Buechner, a masterful, vivid storyteller, probes the psychology of his three biblical principals: Jacob, his son Joseph, and his father, Isaac. In the telling comes forth a timeless theme of the energy shared between fathers, sons and brothers and the women in their lives.

Of all the books I've read about male spirituality, this one, which makes no such claim, will remain on my shelf.

What darkness would dwell within you if your father came within a few seconds of slicing you to pieces and roasting you to high heaven? Buechner imagines in this novel what it might have been like to be the son of such a man as Isaac, whose name means "laughter" (Sarah had laughed when told she would bear a child in her old age).

What kind of brother was Esau that he would give away his birthright for a bowl of soup? Buechner puts flesh and bones (and, in Esau's case, lots of hair) onto these characters, making them real and immediate.

Here is how they look from Jacob's point of view: "My brother ate because he was hungry. All his hunting emptied his belly, and he ate to fill it. When it was full, he was content. He went to sleep. Or he found a woman somewhere and then went to sleep. Laughter's emptiness was of another kind.

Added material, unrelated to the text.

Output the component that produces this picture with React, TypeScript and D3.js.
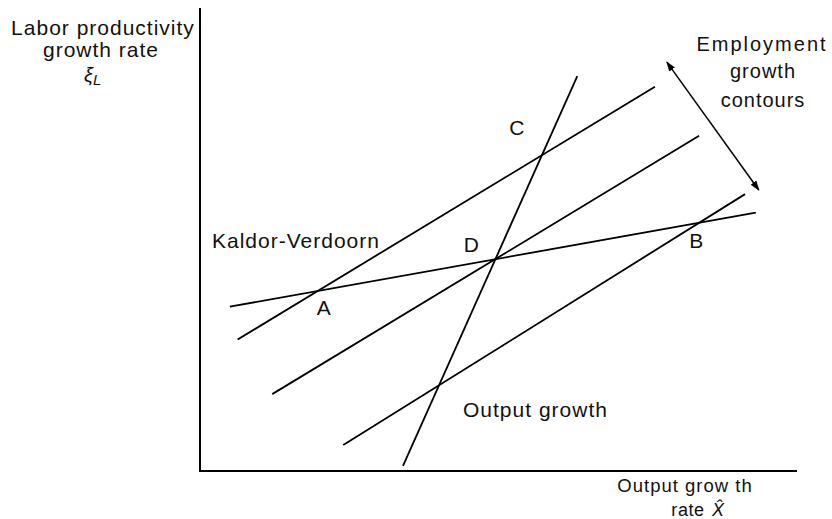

He could no more fill it with food and drink than you can fill a tent with memories of the dead. ... No matter how much he stuffed, he was hungry still, but he loved Esau for trying to fill him anyway. Maybe he believed that someday his emptiness would be filled at last."

Laughter loves Jacob ("heels," because he was said to have grabbed his twin's heels as Esau left the womb before him) in a different way: The mother's favorite son receives from his father a profound sense of insecurity (essential, it turns out, to the birthright). Joseph in the next generation picks up the same curse, visited by the Fear (Yahweh) in a dream only to be sold into slavery by jealous brothers.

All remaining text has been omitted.